§ RECORDED INFORMATION
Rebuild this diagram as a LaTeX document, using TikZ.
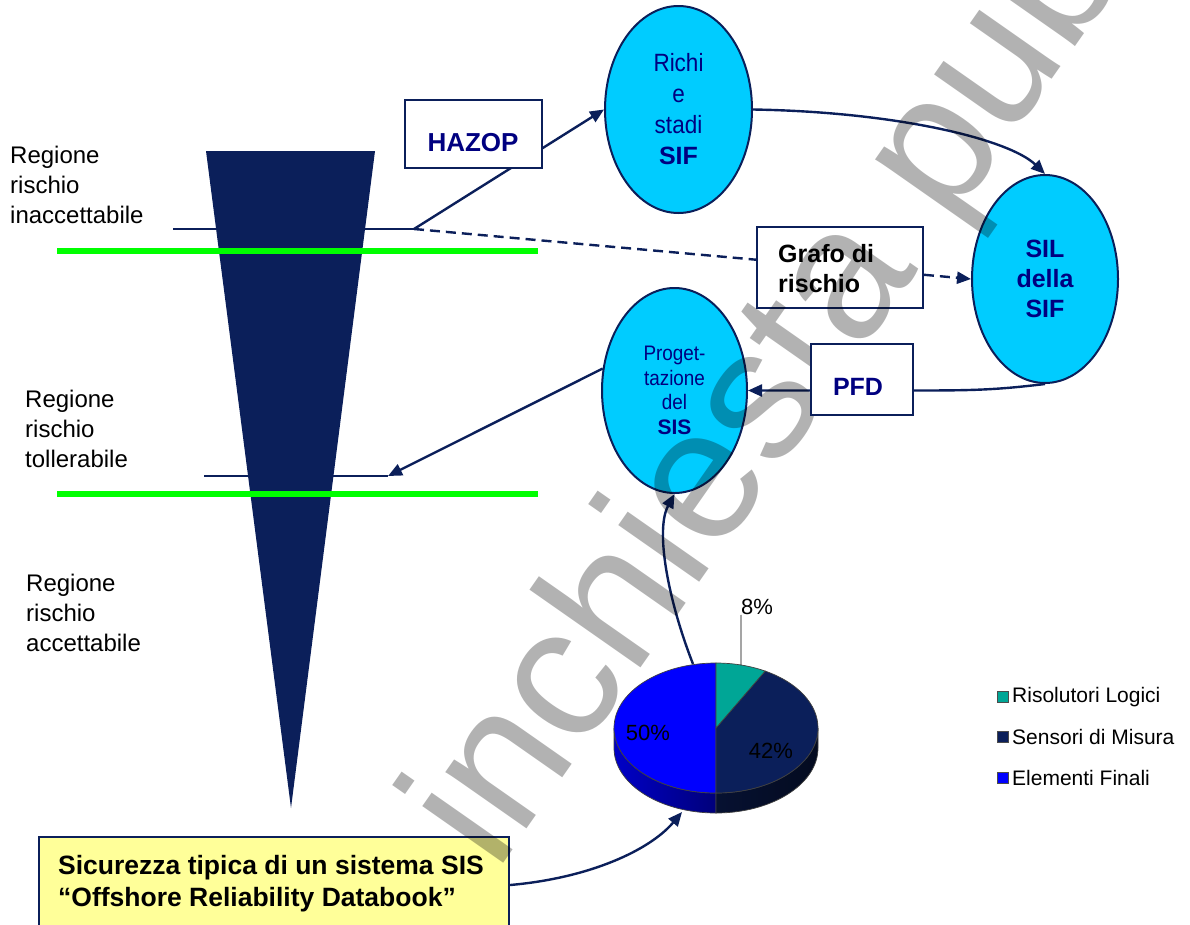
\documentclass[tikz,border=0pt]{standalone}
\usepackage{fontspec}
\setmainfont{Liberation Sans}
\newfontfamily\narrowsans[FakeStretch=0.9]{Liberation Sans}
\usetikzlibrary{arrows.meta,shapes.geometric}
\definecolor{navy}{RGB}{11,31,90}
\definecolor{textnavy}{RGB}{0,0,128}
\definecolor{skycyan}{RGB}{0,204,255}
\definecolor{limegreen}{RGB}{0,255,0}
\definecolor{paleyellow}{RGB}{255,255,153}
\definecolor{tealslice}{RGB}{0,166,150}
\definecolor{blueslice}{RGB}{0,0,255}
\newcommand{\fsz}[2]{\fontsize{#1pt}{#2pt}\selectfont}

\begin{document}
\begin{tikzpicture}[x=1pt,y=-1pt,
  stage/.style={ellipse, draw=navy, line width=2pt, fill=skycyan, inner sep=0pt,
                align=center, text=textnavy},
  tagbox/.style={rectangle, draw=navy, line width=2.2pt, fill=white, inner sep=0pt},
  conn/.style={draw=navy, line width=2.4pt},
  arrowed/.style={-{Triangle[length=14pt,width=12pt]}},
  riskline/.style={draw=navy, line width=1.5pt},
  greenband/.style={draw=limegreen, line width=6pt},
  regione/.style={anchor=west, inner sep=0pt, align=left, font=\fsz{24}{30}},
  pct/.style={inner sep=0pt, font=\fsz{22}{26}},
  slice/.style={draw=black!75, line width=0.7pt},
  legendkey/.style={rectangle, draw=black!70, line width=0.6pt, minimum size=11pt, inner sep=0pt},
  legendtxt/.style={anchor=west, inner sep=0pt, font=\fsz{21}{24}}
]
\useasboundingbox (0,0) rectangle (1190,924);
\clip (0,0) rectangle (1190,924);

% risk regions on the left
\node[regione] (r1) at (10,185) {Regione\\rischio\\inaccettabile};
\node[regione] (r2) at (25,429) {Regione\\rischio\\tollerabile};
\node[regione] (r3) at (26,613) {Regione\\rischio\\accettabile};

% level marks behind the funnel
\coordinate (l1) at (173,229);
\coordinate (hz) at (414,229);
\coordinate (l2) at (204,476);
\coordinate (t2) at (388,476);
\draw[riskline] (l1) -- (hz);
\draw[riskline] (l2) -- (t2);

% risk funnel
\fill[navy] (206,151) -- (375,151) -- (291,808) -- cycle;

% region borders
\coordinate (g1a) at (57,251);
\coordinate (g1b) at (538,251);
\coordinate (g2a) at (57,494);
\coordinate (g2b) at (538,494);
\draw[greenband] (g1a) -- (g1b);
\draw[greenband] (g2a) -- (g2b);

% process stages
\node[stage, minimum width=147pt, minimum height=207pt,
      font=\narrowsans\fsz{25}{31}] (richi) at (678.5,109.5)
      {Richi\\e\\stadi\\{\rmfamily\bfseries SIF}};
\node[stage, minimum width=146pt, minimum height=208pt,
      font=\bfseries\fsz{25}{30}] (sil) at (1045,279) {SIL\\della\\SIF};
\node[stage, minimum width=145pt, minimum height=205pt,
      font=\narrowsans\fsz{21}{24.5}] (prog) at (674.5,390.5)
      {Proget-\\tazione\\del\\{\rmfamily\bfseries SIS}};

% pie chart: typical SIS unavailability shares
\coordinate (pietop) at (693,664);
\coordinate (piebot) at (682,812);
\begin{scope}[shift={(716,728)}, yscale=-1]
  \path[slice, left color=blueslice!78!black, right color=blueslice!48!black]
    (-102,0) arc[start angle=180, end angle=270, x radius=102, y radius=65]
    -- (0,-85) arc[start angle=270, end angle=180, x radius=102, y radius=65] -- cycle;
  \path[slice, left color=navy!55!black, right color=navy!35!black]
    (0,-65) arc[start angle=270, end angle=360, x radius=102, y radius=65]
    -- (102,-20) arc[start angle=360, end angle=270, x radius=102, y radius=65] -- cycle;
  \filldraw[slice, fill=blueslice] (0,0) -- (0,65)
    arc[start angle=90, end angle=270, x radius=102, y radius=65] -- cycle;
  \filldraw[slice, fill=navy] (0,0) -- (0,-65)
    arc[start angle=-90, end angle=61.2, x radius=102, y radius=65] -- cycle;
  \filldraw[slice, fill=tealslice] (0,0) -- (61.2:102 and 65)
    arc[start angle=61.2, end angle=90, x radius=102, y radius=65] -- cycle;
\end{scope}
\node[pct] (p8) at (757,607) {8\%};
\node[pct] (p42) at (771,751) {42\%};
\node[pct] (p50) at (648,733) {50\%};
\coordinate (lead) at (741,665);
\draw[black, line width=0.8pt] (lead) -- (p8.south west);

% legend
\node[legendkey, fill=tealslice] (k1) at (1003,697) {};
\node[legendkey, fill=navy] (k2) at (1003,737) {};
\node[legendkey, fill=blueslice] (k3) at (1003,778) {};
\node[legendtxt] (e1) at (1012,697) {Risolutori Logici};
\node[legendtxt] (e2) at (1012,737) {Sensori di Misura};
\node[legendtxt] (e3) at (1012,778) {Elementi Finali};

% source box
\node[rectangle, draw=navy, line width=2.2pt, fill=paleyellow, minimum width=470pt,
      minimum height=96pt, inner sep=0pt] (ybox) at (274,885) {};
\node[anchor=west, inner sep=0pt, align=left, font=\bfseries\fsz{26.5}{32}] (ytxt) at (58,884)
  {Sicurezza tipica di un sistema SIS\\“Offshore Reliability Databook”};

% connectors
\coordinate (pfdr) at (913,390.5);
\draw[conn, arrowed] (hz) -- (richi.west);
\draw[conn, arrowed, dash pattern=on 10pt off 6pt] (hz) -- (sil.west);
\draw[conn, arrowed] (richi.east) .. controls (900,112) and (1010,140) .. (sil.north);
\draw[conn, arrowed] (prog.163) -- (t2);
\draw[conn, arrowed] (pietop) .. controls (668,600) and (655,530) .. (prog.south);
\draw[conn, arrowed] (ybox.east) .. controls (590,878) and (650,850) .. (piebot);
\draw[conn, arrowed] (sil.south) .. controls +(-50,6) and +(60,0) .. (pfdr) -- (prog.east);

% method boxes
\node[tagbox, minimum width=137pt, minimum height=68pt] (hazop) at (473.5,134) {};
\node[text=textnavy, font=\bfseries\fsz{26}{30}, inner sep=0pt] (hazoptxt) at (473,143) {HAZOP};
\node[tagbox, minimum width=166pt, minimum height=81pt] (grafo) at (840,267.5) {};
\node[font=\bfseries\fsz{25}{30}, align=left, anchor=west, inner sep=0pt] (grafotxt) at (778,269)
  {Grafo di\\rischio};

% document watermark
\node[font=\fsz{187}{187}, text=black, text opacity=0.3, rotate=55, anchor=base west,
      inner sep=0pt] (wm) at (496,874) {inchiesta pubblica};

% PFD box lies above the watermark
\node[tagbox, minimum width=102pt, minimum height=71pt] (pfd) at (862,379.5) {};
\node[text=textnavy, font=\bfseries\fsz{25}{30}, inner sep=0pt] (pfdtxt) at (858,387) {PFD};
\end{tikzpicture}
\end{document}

§ EXERCISE OBJECTIVE
Return each line of the data, keeping its wording exact and omitting pictures.

§ RESULT FOR THIS EXERCISE
Rebuild this diagram as a LaTeX document, using TikZ.
\documentclass[tikz,border=0pt]{standalone}
\usepackage{fontspec}
\setmainfont{Liberation Sans}
\newfontfamily\narrowsans[FakeStretch=0.9]{Liberation Sans}
\usetikzlibrary{arrows.meta,shapes.geometric}
\definecolor{navy}{RGB}{11,31,90}
\definecolor{textnavy}{RGB}{0,0,128}
\definecolor{skycyan}{RGB}{0,204,255}
\definecolor{limegreen}{RGB}{0,255,0}
\definecolor{paleyellow}{RGB}{255,255,153}
\definecolor{tealslice}{RGB}{0,166,150}
\definecolor{blueslice}{RGB}{0,0,255}
\newcommand{\fsz}[2]{\fontsize{#1pt}{#2pt}\selectfont}

\begin{document}
\begin{tikzpicture}[x=1pt,y=-1pt,
  stage/.style={ellipse, draw=navy, line width=2pt, fill=skycyan, inner sep=0pt,
                align=center, text=textnavy},
  tagbox/.style={rectangle, draw=navy, line width=2.2pt, fill=white, inner sep=0pt},
  conn/.style={draw=navy, line width=2.4pt},
  arrowed/.style={-{Triangle[length=14pt,width=12pt]}},
  riskline/.style={draw=navy, line width=1.5pt},
  greenband/.style={draw=limegreen, line width=6pt},
  regione/.style={anchor=west, inner sep=0pt, align=left, font=\fsz{24}{30}},
  pct/.style={inner sep=0pt, font=\fsz{22}{26}},
  slice/.style={draw=black!75, line width=0.7pt},
  legendkey/.style={rectangle, draw=black!70, line width=0.6pt, minimum size=11pt, inner sep=0pt},
  legendtxt/.style={anchor=west, inner sep=0pt, font=\fsz{21}{24}}
]
\useasboundingbox (0,0) rectangle (1190,924);
\clip (0,0) rectangle (1190,924);

% risk regions on the left
\node[regione] (r1) at (10,185) {Regione\\rischio\\inaccettabile};
\node[regione] (r2) at (25,429) {Regione\\rischio\\tollerabile};
\node[regione] (r3) at (26,613) {Regione\\rischio\\accettabile};

% level marks behind the funnel
\coordinate (l1) at (173,229);
\coordinate (hz) at (414,229);
\coordinate (l2) at (204,476);
\coordinate (t2) at (388,476);
\draw[riskline] (l1) -- (hz);
\draw[riskline] (l2) -- (t2);

% risk funnel
\fill[navy] (206,151) -- (375,151) -- (291,808) -- cycle;

% region borders
\coordinate (g1a) at (57,251);
\coordinate (g1b) at (538,251);
\coordinate (g2a) at (57,494);
\coordinate (g2b) at (538,494);
\draw[greenband] (g1a) -- (g1b);
\draw[greenband] (g2a) -- (g2b);

% process stages
\node[stage, minimum width=147pt, minimum height=207pt,
      font=\narrowsans\fsz{25}{31}] (richi) at (678.5,109.5)
      {Richi\\e\\stadi\\{\rmfamily\bfseries SIF}};
\node[stage, minimum width=146pt, minimum height=208pt,
      font=\bfseries\fsz{25}{30}] (sil) at (1045,279) {SIL\\della\\SIF};
\node[stage, minimum width=145pt, minimum height=205pt,
      font=\narrowsans\fsz{21}{24.5}] (prog) at (674.5,390.5)
      {Proget-\\tazione\\del\\{\rmfamily\bfseries SIS}};

% pie chart: typical SIS unavailability shares
\coordinate (pietop) at (693,664);
\coordinate (piebot) at (682,812);
\begin{scope}[shift={(716,728)}, yscale=-1]
  \path[slice, left color=blueslice!78!black, right color=blueslice!48!black]
    (-102,0) arc[start angle=180, end angle=270, x radius=102, y radius=65]
    -- (0,-85) arc[start angle=270, end angle=180, x radius=102, y radius=65] -- cycle;
  \path[slice, left color=navy!55!black, right color=navy!35!black]
    (0,-65) arc[start angle=270, end angle=360, x radius=102, y radius=65]
    -- (102,-20) arc[start angle=360, end angle=270, x radius=102, y radius=65] -- cycle;
  \filldraw[slice, fill=blueslice] (0,0) -- (0,65)
    arc[start angle=90, end angle=270, x radius=102, y radius=65] -- cycle;
  \filldraw[slice, fill=navy] (0,0) -- (0,-65)
    arc[start angle=-90, end angle=61.2, x radius=102, y radius=65] -- cycle;
  \filldraw[slice, fill=tealslice] (0,0) -- (61.2:102 and 65)
    arc[start angle=61.2, end angle=90, x radius=102, y radius=65] -- cycle;
\end{scope}
\node[pct] (p8) at (757,607) {8\%};
\node[pct] (p42) at (771,751) {42\%};
\node[pct] (p50) at (648,733) {50\%};
\coordinate (lead) at (741,665);
\draw[black, line width=0.8pt] (lead) -- (p8.south west);

% legend
\node[legendkey, fill=tealslice] (k1) at (1003,697) {};
\node[legendkey, fill=navy] (k2) at (1003,737) {};
\node[legendkey, fill=blueslice] (k3) at (1003,778) {};
\node[legendtxt] (e1) at (1012,697) {Risolutori Logici};
\node[legendtxt] (e2) at (1012,737) {Sensori di Misura};
\node[legendtxt] (e3) at (1012,778) {Elementi Finali};

% source box
\node[rectangle, draw=navy, line width=2.2pt, fill=paleyellow, minimum width=470pt,
      minimum height=96pt, inner sep=0pt] (ybox) at (274,885) {};
\node[anchor=west, inner sep=0pt, align=left, font=\bfseries\fsz{26.5}{32}] (ytxt) at (58,884)
  {Sicurezza tipica di un sistema SIS\\“Offshore Reliability Databook”};

% connectors
\coordinate (pfdr) at (913,390.5);
\draw[conn, arrowed] (hz) -- (richi.west);
\draw[conn, arrowed, dash pattern=on 10pt off 6pt] (hz) -- (sil.west);
\draw[conn, arrowed] (richi.east) .. controls (900,112) and (1010,140) .. (sil.north);
\draw[conn, arrowed] (prog.163) -- (t2);
\draw[conn, arrowed] (pietop) .. controls (668,600) and (655,530) .. (prog.south);
\draw[conn, arrowed] (ybox.east) .. controls (590,878) and (650,850) .. (piebot);
\draw[conn, arrowed] (sil.south) .. controls +(-50,6) and +(60,0) .. (pfdr) -- (prog.east);

% method boxes
\node[tagbox, minimum width=137pt, minimum height=68pt] (hazop) at (473.5,134) {};
\node[text=textnavy, font=\bfseries\fsz{26}{30}, inner sep=0pt] (hazoptxt) at (473,143) {HAZOP};
\node[tagbox, minimum width=166pt, minimum height=81pt] (grafo) at (840,267.5) {};
\node[font=\bfseries\fsz{25}{30}, align=left, anchor=west, inner sep=0pt] (grafotxt) at (778,269)
  {Grafo di\\rischio};

% document watermark
\node[font=\fsz{187}{187}, text=black, text opacity=0.3, rotate=55, anchor=base west,
      inner sep=0pt] (wm) at (496,874) {inchiesta pubblica};

% PFD box lies above the watermark
\node[tagbox, minimum width=102pt, minimum height=71pt] (pfd) at (862,379.5) {};
\node[text=textnavy, font=\bfseries\fsz{25}{30}, inner sep=0pt] (pfdtxt) at (858,387) {PFD};
\end{tikzpicture}
\end{document}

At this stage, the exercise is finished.